Lo S&P 500 ha chiuso la seduta a 1.877 punti, registrando un +0,37%.

Il bilancio settimanale è pari ad un -0,03%.

Dell’andamento divergente col NASDAQ se n’è parlato la settimana scorsa.

Di seguito, invece, ripropongo il seguente grafico aggiornato dello S&P 500 su base settimanale:

Grafico nr. 1 - S&P 500

Grafico nr. 1 – S&P 500

Come potete osservare la settimana appena conclusa non si distingue dalle precedenti: con essa sono ben 11 settimane che il listino americano sta lateralizzando, non riuscendo a chiudere in nessuna di esse al di sopra dei 1.883 punti che, quindi, costituiscono un livello di assoluto rilievo.

Evidenziata la fase laterale in corso rivolgiamo la nostra attenzione a quelle passate:

Grafico nr. 2- S&P 500 - Fasi laterali con RSI settimanale in divergenza

Grafico nr. 2- S&P 500 – Fasi laterali con RSI settimanale in divergenza

Si osservi come nel passato le fasi laterali sui massimi visibili su grafico settimanale ed in divergenza con l’RSI (massimi decrescenti) hanno preceduto correzioni di un certo spessore.

Io escluderei correzioni del 20% (nel 2011 ci fu la crisi dell’Area Euro a causarla) ma il rischio di assistere ad un buon calo ci sono (molto dipenderà anche dalla capacità e dalla volontà della mano primaria di sostenere il mercato).

Calo peraltro in armonia con l’attuale fase di espansione del ciclo economico.

Nell’analisi tecnica è fondamentale la consapevolezza di non conoscere il futuro, e proprio questa limita il nostro lavoro di analisi ad individuare le aree di potenziale convenienza e di potenziale rischio.

Ciò premesso, ora siamo in una situazione di potenziale rischio; che poi il rischio si concretizzi effettivamente in un calo o in un nulla di fatto, quello lo sapremo solo col tempo.

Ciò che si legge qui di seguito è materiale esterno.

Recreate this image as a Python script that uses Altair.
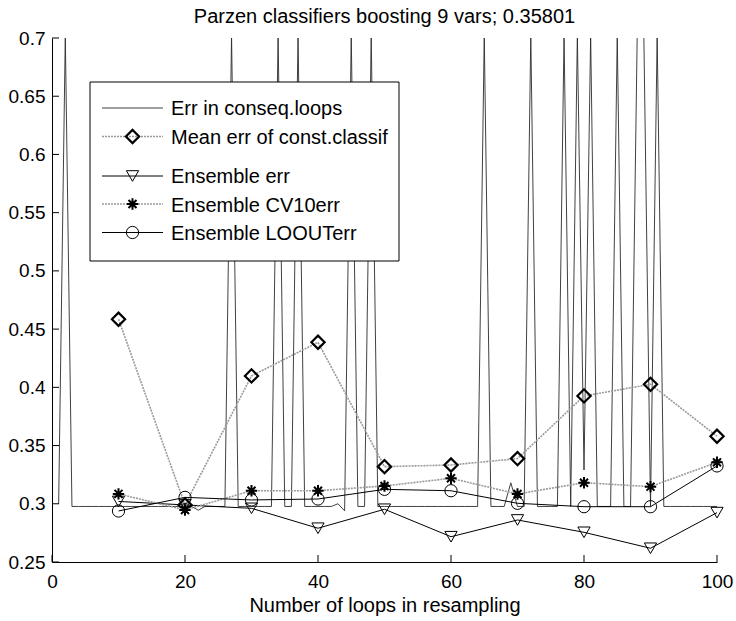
import altair as alt
import pandas as pd

FONT = "Liberation Sans"

# ---- data ----
ens_loops = [10, 20, 30, 40, 50, 60, 70, 80, 90, 100]
mean_err = [0.4585, 0.2990, 0.4098, 0.4387, 0.3319, 0.3333, 0.3388, 0.3926, 0.4026, 0.3580]
ens_err = [0.3020, 0.2990, 0.2961, 0.2790, 0.2953, 0.2717, 0.2861, 0.2755, 0.2618, 0.2924]
cv10_err = [0.3085, 0.2947, 0.3112, 0.3112, 0.3153, 0.3219, 0.3084, 0.3181, 0.3147, 0.3356]
loo_err = [0.2938, 0.3055, 0.3033, 0.3041, 0.3124, 0.3112, 0.3004, 0.2975, 0.2975, 0.3325]

conseq_loops = list(range(1, 101))
conseq_err = [
    0.3000, 0.7023, 0.2977, 0.2977, 0.2977, 0.2977, 0.2977, 0.2977, 0.2977, 0.2977,
    0.2977, 0.2977, 0.2977, 0.2977, 0.2977, 0.2977, 0.2977, 0.2977, 0.2977, 0.2977,
    0.2977, 0.2945, 0.2977, 0.2977, 0.2977, 0.2977, 0.7023, 0.2977, 0.2977, 0.2977,
    0.2977, 0.2977, 0.2977, 0.7023, 0.2977, 0.2977, 0.7023, 0.2977, 0.2977, 0.2977,
    0.2977, 0.2977, 0.3000, 0.2940, 0.7023, 0.2977, 0.2977, 0.7023, 0.2977, 0.2977,
    0.2977, 0.2977, 0.2977, 0.2977, 0.2977, 0.2977, 0.2977, 0.2977, 0.2977, 0.2977,
    0.2977, 0.2977, 0.2977, 0.2977, 0.7023, 0.2977, 0.2977, 0.2977, 0.3180, 0.2977,
    0.2977, 0.7023, 0.2977, 0.2977, 0.2977, 0.2977, 0.7023, 0.2977, 0.7023, 0.3290,
    0.7023, 0.2977, 0.2977, 0.2977, 0.7023, 0.2977, 0.2977, 0.7023, 0.7023, 0.2977,
    0.7023, 0.2977, 0.2977, 0.2977, 0.2977, 0.2977, 0.2977, 0.2977, 0.2977, 0.2977,
]

x_ticks = [0, 20, 40, 60, 80, 100]
y_ticks = [0.25, 0.3, 0.35, 0.4, 0.45, 0.5, 0.55, 0.6, 0.65, 0.7]

title_text = "Parzen classifiers boosting 9 vars; 0.35801"
x_title = "Number of loops in resampling"
legend_labels = ["Err in conseq.loops", "Mean err of const.classif",
                 "Ensemble err", "Ensemble CV10err", "Ensemble LOOUTerr"]

W, H = 665, 524

# ---- tables ----
ens_df = pd.DataFrame({
    "loop": ens_loops * 4,
    "series": ["mean"] * 10 + ["ens"] * 10 + ["cv10"] * 10 + ["loo"] * 10,
    "value": mean_err + ens_err + cv10_err + loo_err,
})
conseq_df = pd.DataFrame({"loop": conseq_loops, "value": conseq_err})

xs = alt.Scale(domain=[0, 100], nice=False, zero=False)
ys = alt.Scale(domain=[0.25, 0.7], nice=False, zero=False)

X = alt.X("loop:Q", scale=xs,
          axis=alt.Axis(values=x_ticks, format="d", title=x_title, grid=False,
                        ticks=False, domainColor="black", domainWidth=1,
                        labelFlush=False, labelOverlap=False,
                        titleY=49, titleBaseline="alphabetic", labelPadding=10))
Y = alt.Y("value:Q", scale=ys,
          axis=alt.Axis(values=y_ticks, format=".2~f", title=None, grid=False,
                        ticks=False, domainColor="black", domainWidth=1,
                        labelFlush=False, labelOverlap=False, labelPadding=7))

STAR = "M-1,0L1,0M0,-1L0,1M-0.7,-0.7L0.7,0.7M-0.7,0.7L0.7,-0.7"

conseq_line = alt.Chart(conseq_df).mark_line(
    color="#2b2b2b", strokeWidth=0.9, clip=True
).encode(x=X, y=Y)


def series_layers(key, line_kw, point_kw):
    base = alt.Chart(ens_df).transform_filter(alt.datum.series == key)
    ln = base.mark_line(**line_kw).encode(x=X, y=Y)
    pt = base.mark_point(filled=False, color="black", opacity=1, **point_kw).encode(x=X, y=Y)
    return [ln, pt]


GRAY_DOT = dict(color="#9a9a9a", strokeWidth=1.6, strokeDash=[2, 1])
BLACK = dict(color="black", strokeWidth=1.0)
DIAMOND = dict(shape="diamond", size=175, strokeWidth=2.2)
TRI = dict(shape="triangle-down", size=150, strokeWidth=1.0)
STARM = dict(shape=STAR, size=130, strokeWidth=2.0)
CIRC = dict(shape="circle", size=150, strokeWidth=1.0)

mean_l = series_layers("mean", GRAY_DOT, DIAMOND)
ens_l = series_layers("ens", BLACK, TRI)
cv_l = series_layers("cv10", GRAY_DOT, STARM)
loo_l = series_layers("loo", BLACK, CIRC)

# inward tick marks
ytick_df = pd.DataFrame({"value": y_ticks})
xtick_df = pd.DataFrame({"loop": x_ticks})
ytick_layer = alt.Chart(ytick_df).mark_rule(color="black", strokeWidth=1).encode(
    y=Y, x=alt.value(0), x2=alt.value(7))
xtick_layer = alt.Chart(xtick_df).mark_rule(color="black", strokeWidth=1).encode(
    x=X, y=alt.value(H), y2=alt.value(H - 7))

# ---- legend and title drawn in pixel space of the plot ----
one = pd.DataFrame({"a": [0]})
leg = []
leg.append(alt.Chart(one).mark_rect(fill="white", stroke="black", strokeWidth=1).encode(
    x=alt.value(38), x2=alt.value(347), y=alt.value(44), y2=alt.value(223)))
line_y = [70, 98.5, 138, 166, 194.5]
text_y = [77, 105.5, 145, 173.5, 202]
line_styles = [dict(color="#2b2b2b", strokeWidth=0.9), GRAY_DOT, BLACK, GRAY_DOT, BLACK]
markers = [None, DIAMOND, TRI, STARM, CIRC]
for i in range(5):
    leg.append(alt.Chart(one).mark_rule(**line_styles[i]).encode(
        x=alt.value(50), x2=alt.value(111), y=alt.value(line_y[i])))
    if markers[i] is not None:
        leg.append(alt.Chart(one).mark_point(filled=False, color="black", opacity=1,
                                             **markers[i]).encode(
            x=alt.value(80.5), y=alt.value(line_y[i])))
    leg.append(alt.Chart(one).mark_text(
        align="left", baseline="alphabetic", font=FONT, fontSize=20, color="black"
    ).encode(x=alt.value(119), y=alt.value(text_y[i]), text=alt.value(legend_labels[i])))

title_layer = alt.Chart(one).mark_text(
    align="center", baseline="alphabetic", font=FONT, fontSize=20, color="black"
).encode(x=alt.value(W / 2), y=alt.value(-15.5), text=alt.value(title_text))

chart = alt.layer(
    conseq_line, *mean_l, *ens_l, *cv_l, *loo_l, ytick_layer, xtick_layer, *leg, title_layer
).properties(
    width=W, height=H,
    background="white",
    autosize=alt.AutoSizeParams(type="none"),
    padding={"left": 52, "top": 38, "right": 19, "bottom": 59},
).configure_view(stroke="transparent").configure_axis(
    labelFont=FONT, labelFontSize=19, labelColor="black",
    titleFont=FONT, titleFontSize=20, titleFontWeight="normal", titleColor="black",
)

chart.save("out.html", embed_options={"renderer": "svg", "actions": False})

Tuttavia, le inversioni di lungo termine (per intenderci, come quelle del 2000 e del 2007) necessitano di una fase distributiva visibile su grafico mensile che al momento non abbiamo.

In altre parole, il calo ipotizzato andrebbe comunque colto come un’occasione di acquisto (anche se in tal senso io preferirei puntare su indici che, come il nostro, rispetto a quelli americani hanno dato molto meno e che sarebbero peraltro maggiormente favoriti da un eventuale QE europeo).